The best term insurance plan with return of premium may seem appealing at first, but it often shifts focus away from the core purpose of life insurance, which is financial protection. By prioritizing premium refunds over adequate risk cover, these plans end up costing significantly more while offering limited real value over time. The refunded amount earns no interest and loses purchasing power due to inflation.

For most people, a pure term insurance plan combined with disciplined long-term investing is a far more efficient and flexible approach. Insurance should safeguard your family’s financial future, not function as a low-return savings product.

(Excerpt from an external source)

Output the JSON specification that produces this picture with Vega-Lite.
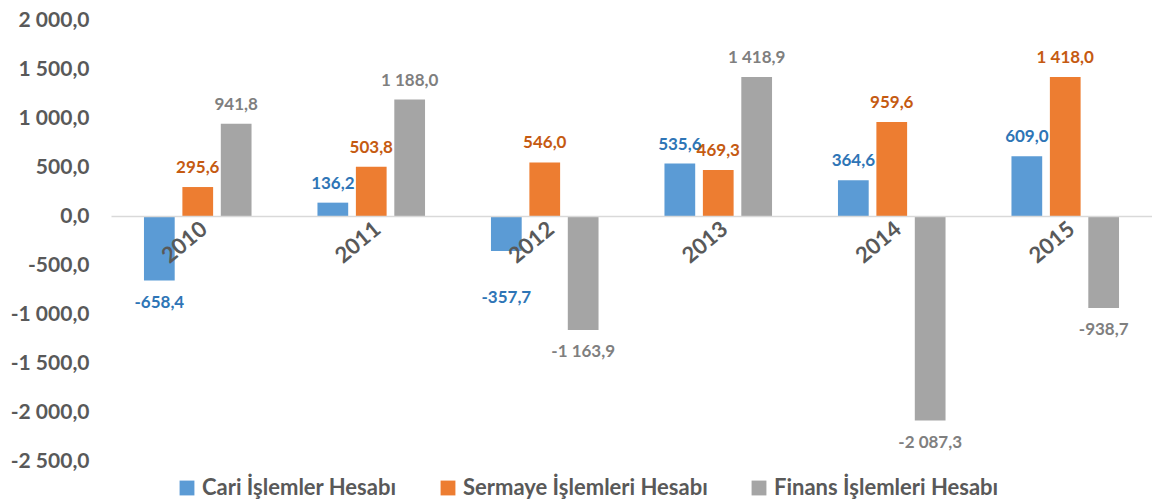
{
  "$schema": "https://vega.github.io/schema/vega-lite/v6.json",
  "width": 1041,
  "height": 441,
  "padding": {"left": 10, "top": 9, "right": 0, "bottom": 0},
  "background": "white",
  "config": {
    "locale": {"number": {"decimal": ",", "thousands": " ", "grouping": [3], "currency": ["", ""], "minus": "-"}},
    "view": {"stroke": null},
    "font": "Lato"
  },
  "data": {
    "values": [
      {"year": "2010", "series": "Cari İşlemler Hesabı", "v": -658.4},
      {"year": "2010", "series": "Sermaye İşlemleri Hesabı", "v": 295.6},
      {"year": "2010", "series": "Finans İşlemleri Hesabı", "v": 941.8},
      {"year": "2011", "series": "Cari İşlemler Hesabı", "v": 136.2},
      {"year": "2011", "series": "Sermaye İşlemleri Hesabı", "v": 503.8},
      {"year": "2011", "series": "Finans İşlemleri Hesabı", "v": 1188.0},
      {"year": "2012", "series": "Cari İşlemler Hesabı", "v": -357.7},
      {"year": "2012", "series": "Sermaye İşlemleri Hesabı", "v": 546.0},
      {"year": "2012", "series": "Finans İşlemleri Hesabı", "v": -1163.9},
      {"year": "2013", "series": "Cari İşlemler Hesabı", "v": 535.6},
      {"year": "2013", "series": "Sermaye İşlemleri Hesabı", "v": 469.3},
      {"year": "2013", "series": "Finans İşlemleri Hesabı", "v": 1418.9},
      {"year": "2014", "series": "Cari İşlemler Hesabı", "v": 364.6},
      {"year": "2014", "series": "Sermaye İşlemleri Hesabı", "v": 959.6},
      {"year": "2014", "series": "Finans İşlemleri Hesabı", "v": -2087.3},
      {"year": "2015", "series": "Cari İşlemler Hesabı", "v": 609.0},
      {"year": "2015", "series": "Sermaye İşlemleri Hesabı", "v": 1418.0},
      {"year": "2015", "series": "Finans İşlemleri Hesabı", "v": -938.7}
    ]
  },
  "encoding": {
    "x": {
      "field": "year", "type": "nominal",
      "scale": {"paddingInner": 0.38, "paddingOuter": 0.19},
      "axis": {
        "title": null, "orient": "bottom", "offset": -245,
        "domainColor": "#D9D9D9", "domainWidth": 1.3, "ticks": false,
        "labelAngle": -40, "labelFontSize": 22, "labelFontWeight": "bold",
        "labelColor": "#595959", "labelPadding": 2, "zindex": 1
      }
    },
    "xOffset": {
      "field": "series", "type": "nominal",
      "scale": {"domain": ["Cari İşlemler Hesabı", "Sermaye İşlemleri Hesabı", "Finans İşlemleri Hesabı"], "paddingInner": 0.2}
    },
    "y": {
      "field": "v", "type": "quantitative",
      "scale": {"domain": [-2500, 2000], "nice": false},
      "axis": {
        "title": null, "values": [-2500, -2000, -1500, -1000, -500, 0, 500, 1000, 1500, 2000],
        "format": ",.1f", "grid": false, "domain": false, "ticks": false,
        "labelFontSize": 21, "labelFontWeight": "bold", "labelColor": "#595959", "labelPadding": 22
      }
    }
  },
  "resolve": {"scale": {"color": "independent"}},
  "layer": [
    {
      "mark": {"type": "bar"},
      "encoding": {
        "color": {
          "field": "series", "type": "nominal",
          "scale": {
            "domain": ["Cari İşlemler Hesabı", "Sermaye İşlemleri Hesabı", "Finans İşlemleri Hesabı"],
            "range": ["#5B9BD5", "#ED7D31", "#A5A5A5"]
          },
          "legend": {
            "title": null, "orient": "none", "legendX": 65, "legendY": 457, "direction": "horizontal",
            "symbolType": "square", "symbolSize": 220, "symbolStrokeWidth": 0,
            "labelFontSize": 22, "labelFontWeight": "bold", "labelColor": "#595959",
            "columnPadding": 40, "labelLimit": 400, "labelOffset": 4
          }
        }
      }
    },
    {
      "transform": [{"filter": "datum.v >= 0"}],
      "mark": {"type": "text", "baseline": "bottom", "dy": -10, "fontSize": 17, "fontWeight": "bold"},
      "encoding": {
        "text": {"field": "v", "type": "quantitative", "format": ",.1f"},
        "color": {
          "field": "series", "type": "nominal",
          "scale": {
            "domain": ["Cari İşlemler Hesabı", "Sermaye İşlemleri Hesabı", "Finans İşlemleri Hesabı"],
            "range": ["#2E75B6", "#C55A11", "#7F7F7F"]
          },
          "legend": null
        }
      }
    },
    {
      "transform": [{"filter": "datum.v <= -500"}],
      "mark": {"type": "text", "baseline": "top", "dy": 14, "fontSize": 17, "fontWeight": "bold"},
      "encoding": {
        "text": {"field": "v", "type": "quantitative", "format": ",.1f"},
        "color": {
          "field": "series", "type": "nominal",
          "scale": {
            "domain": ["Cari İşlemler Hesabı", "Sermaye İşlemleri Hesabı", "Finans İşlemleri Hesabı"],
            "range": ["#2E75B6", "#C55A11", "#7F7F7F"]
          },
          "legend": null
        }
      }
    },
    {
      "transform": [{"filter": "datum.v < 0 && datum.v > -500"}],
      "mark": {"type": "text", "baseline": "top", "dy": 39, "fontSize": 17, "fontWeight": "bold"},
      "encoding": {
        "text": {"field": "v", "type": "quantitative", "format": ",.1f"},
        "color": {
          "field": "series", "type": "nominal",
          "scale": {
            "domain": ["Cari İşlemler Hesabı", "Sermaye İşlemleri Hesabı", "Finans İşlemleri Hesabı"],
            "range": ["#2E75B6", "#C55A11", "#7F7F7F"]
          },
          "legend": null
        }
      }
    }
  ]
}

Frequently Asked Questions

What is the importance of term plans with return of premiums?

They help overcome the fear of “wasted premiums” by refunding base premiums if the policyholder survives the term.

Is term insurance with a return of premium worth buying?

For most people, no. The higher premiums and lack of returns make pure term plans more efficient.

Do TROP plans offer interest on refunded premiums?

No. TROP plans return only the total base premiums you paid over the policy term. There is no interest, bonus, or inflation adjustment added. So while you get the money back, its real value is lower because prices rise over time.

Can TROP policies be surrendered early?

Some TROP plans allow surrender or conversion to a reduced paid-up policy. However, these options usually apply after several years, and the amount you receive is often much less than what you’ve paid. Exiting early typically leads to a loss, so TROP plans are best viewed as long-term commitments.